Prayer, she said, had been a part of their lives up till now.

“I always prayed for whoever’s up there to watch over my children,” Roseann, a retired paralegal, said. Of three children, they put their two daughters through Catholic grade school and Cardinal O’Hara High School. “I prayed every night that everybody was kept safe. Got me nowhere.”

It was Larry Weathers, however, who would bring talk of God back to the DeRosa kitchen table. Last Sunday, barely two weeks after the crash, Roseann and Rich had him over. They wanted to know what happened that night.

Larry held nothing back.

Larry was driving south on 452, with Deana and Chris heading north. He heard a roar from behind. A souped-up engine or muffler making noise. In the rearview mirror of his Dodge Caravan, he saw headlights in the distance behind him. Quickly, the glare from the lights of a deafening pickup truck had reached his tail. The driver repeatedly accelerated all the way to his bumper, only to then coast. This happened over and over. Petrified, Larry thought its headlights were touching his window.
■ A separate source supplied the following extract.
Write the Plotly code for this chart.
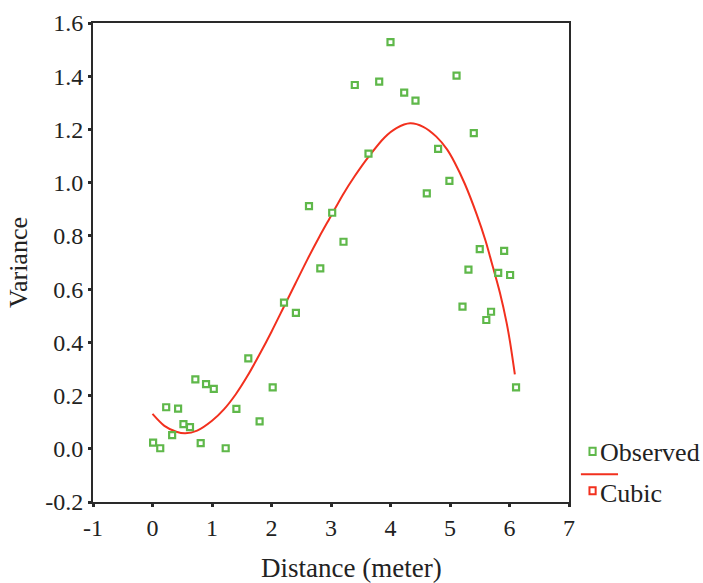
import plotly.graph_objects as go

obs_x = [0.01, 0.13, 0.23, 0.33, 0.43, 0.52, 0.63, 0.72, 0.81, 0.9, 1.03, 1.23, 1.41,
         1.61, 1.8, 2.02, 2.21, 2.41, 2.63, 2.82, 3.02, 3.21, 3.4, 3.63, 3.81, 4.0,
         4.23, 4.42, 4.61, 4.8, 4.99, 5.11, 5.21, 5.31, 5.4, 5.5, 5.61, 5.69, 5.81,
         5.91, 6.01, 6.11]
obs_y = [0.023, 0.002, 0.156, 0.051, 0.151, 0.093, 0.081, 0.261, 0.021, 0.243, 0.225,
         0.002, 0.150, 0.340, 0.103, 0.231, 0.549, 0.511, 0.912, 0.678, 0.887, 0.778,
         1.367, 1.109, 1.380, 1.528, 1.338, 1.308, 0.960, 1.127, 1.007, 1.402, 0.534,
         0.673, 1.186, 0.750, 0.484, 0.515, 0.661, 0.744, 0.653, 0.231]

# Cubic fit curve
cubic_x = [0.0, 0.2, 0.4, 0.55, 0.75, 1.0, 1.2, 1.4, 1.6, 1.8, 2.0, 2.2, 2.4, 2.6, 2.8,
           3.0, 3.2, 3.4, 3.63, 3.9, 4.1, 4.33, 4.55, 4.77, 4.95, 5.08, 5.25, 5.45,
           5.6, 5.7, 5.84, 5.95, 6.01, 6.09]
cubic_y = [0.131, 0.086, 0.064, 0.058, 0.068, 0.105, 0.148, 0.205, 0.275, 0.355, 0.440,
           0.530, 0.620, 0.710, 0.795, 0.875, 0.955, 1.025, 1.097, 1.170, 1.205, 1.223,
           1.210, 1.173, 1.125, 1.075, 0.995, 0.880, 0.780, 0.700, 0.585, 0.475, 0.400,
           0.280]

x_tickvals = [-1, 0, 1, 2, 3, 4, 5, 6, 7]
x_ticktext = ["-1", "0", "1", "2", "3", "4", "5", "6", "7"]
y_tickvals = [-0.2, 0.0, 0.2, 0.4, 0.6, 0.8, 1.0, 1.2, 1.4, 1.6]
y_ticktext = ["-0.2", "0.0", "0.2", "0.4", "0.6", "0.8", "1.0", "1.2", "1.4", "1.6"]

GREEN = "#5fb84a"
RED = "#f2301e"
FONT = "Liberation Serif"

fig = go.Figure()
fig.add_trace(go.Scatter(
    x=cubic_x, y=cubic_y, mode="lines", name="Cubic",
    line=dict(color=RED, width=2, shape="spline", smoothing=0.8),
    showlegend=False))
fig.add_trace(go.Scatter(
    x=obs_x, y=obs_y, mode="markers", name="Observed",
    marker=dict(symbol="square", size=6, color="white",
                line=dict(color=GREEN, width=2.2)),
    showlegend=False))

axis_common = dict(showline=True, mirror=True, linecolor="#2a2a2a", linewidth=2,
                   showgrid=False, zeroline=False, ticks="outside", ticklen=3,
                   tickwidth=3, tickcolor="#2a2a2a", automargin=False,
                   tickfont=dict(family=FONT, size=24, color="#222"))

fig.update_xaxes(range=[-1, 7], tickvals=x_tickvals, ticktext=x_ticktext,
                 **axis_common)
fig.update_yaxes(range=[-0.2, 1.6], tickvals=y_tickvals, ticktext=y_ticktext,
                 title=dict(text="Variance", font=dict(family=FONT, size=26, color="#222"),
                            standoff=10),
                 **axis_common)

# X-axis title (slightly right of centre, as in the reference)
fig.add_annotation(text="Distance (meter)", xref="paper", yref="paper", x=0.543, y=-0.137,
                   xanchor="center", yanchor="middle", showarrow=False,
                   font=dict(family=FONT, size=27, color="#222"))

# Manual legend (SPSS style)
fig.add_shape(type="rect", xref="paper", yref="paper",
              x0=1.043, x1=1.056, y0=0.098, y1=0.113,
              line=dict(color=GREEN, width=2), fillcolor="white")
fig.add_annotation(text="Observed", xref="paper", yref="paper", x=1.06, y=0.103,
                   xanchor="left", yanchor="middle", showarrow=False,
                   font=dict(family=FONT, size=26, color="#222"))
fig.add_shape(type="line", xref="paper", yref="paper",
              x0=1.025, x1=1.103, y0=0.058, y1=0.058,
              line=dict(color=RED, width=2))
fig.add_shape(type="rect", xref="paper", yref="paper",
              x0=1.043, x1=1.056, y0=0.016, y1=0.031,
              line=dict(color=RED, width=2), fillcolor="white")
fig.add_annotation(text="Cubic", xref="paper", yref="paper", x=1.06, y=0.018,
                   xanchor="left", yanchor="middle", showarrow=False,
                   font=dict(family=FONT, size=26, color="#222"))

fig.update_layout(width=703, height=583,
                  margin=dict(l=93, r=134, t=23, b=81),
                  paper_bgcolor="white", plot_bgcolor="white")

fig.write_html("out.html")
“I thought he was trying to run me off the road," he said. "I thought: ‘I have got no choice, I’ve got to keep moving. If I put my brakes on, this guy’s going to crash into my vehicle, ’cause there’s no way he’s going to be able to stop,’ ” he said. Maybe the guy had a gun. Larry was terrified.

Things only got worse. In his rearview now, the truck’s lights shifted to the left — and into the lane of oncoming traffic. The pickup pulled up alongside Larry.

“I’m still thinking, this guy’s going to pull out a gun and shoot me." Instead, the driver "puts the gas pedal down to the ground. And the noise of that truck ... I felt like my car shook, and my heart almost jumped out of my head.”

The pickup zoomed up the incline of a small bridge. Almost immediately, headlights from a 2019 Subaru poked over from the other side.

Larry threw an arm up over his face and ducked. The crash. The noise. The bloodcurdling screams. Larry’s van stopped. He touched his arms to see that he was alive. He gave chase when the pickup tried to get away. The truck came to a halt moments later with a broken axle right over the bridge, and Larry ran back to the scene.

He stayed by Deana’s side until 1 a.m.

He told all of this to Deana’s mom and dad.

“She had the look of peace, like an angel, even lying there in the car,” he told them. “That is a picture that will be in my mind for the rest of my life, despite all the horror.”

Larry and Deana’s mom then shared a long, warm hug.

Yes, some comfort, perhaps.

But the truth is more complex. Larry is having trouble driving and sleeping. Roseann, of course, feels empty and hopeless, as only a mother would. She fell to pieces the other day just remembering one of her daughter’s most beloved mantras.

“She always said, make time for your family,” Roseann said, crying, “because you never know when you’re not going to see them again.”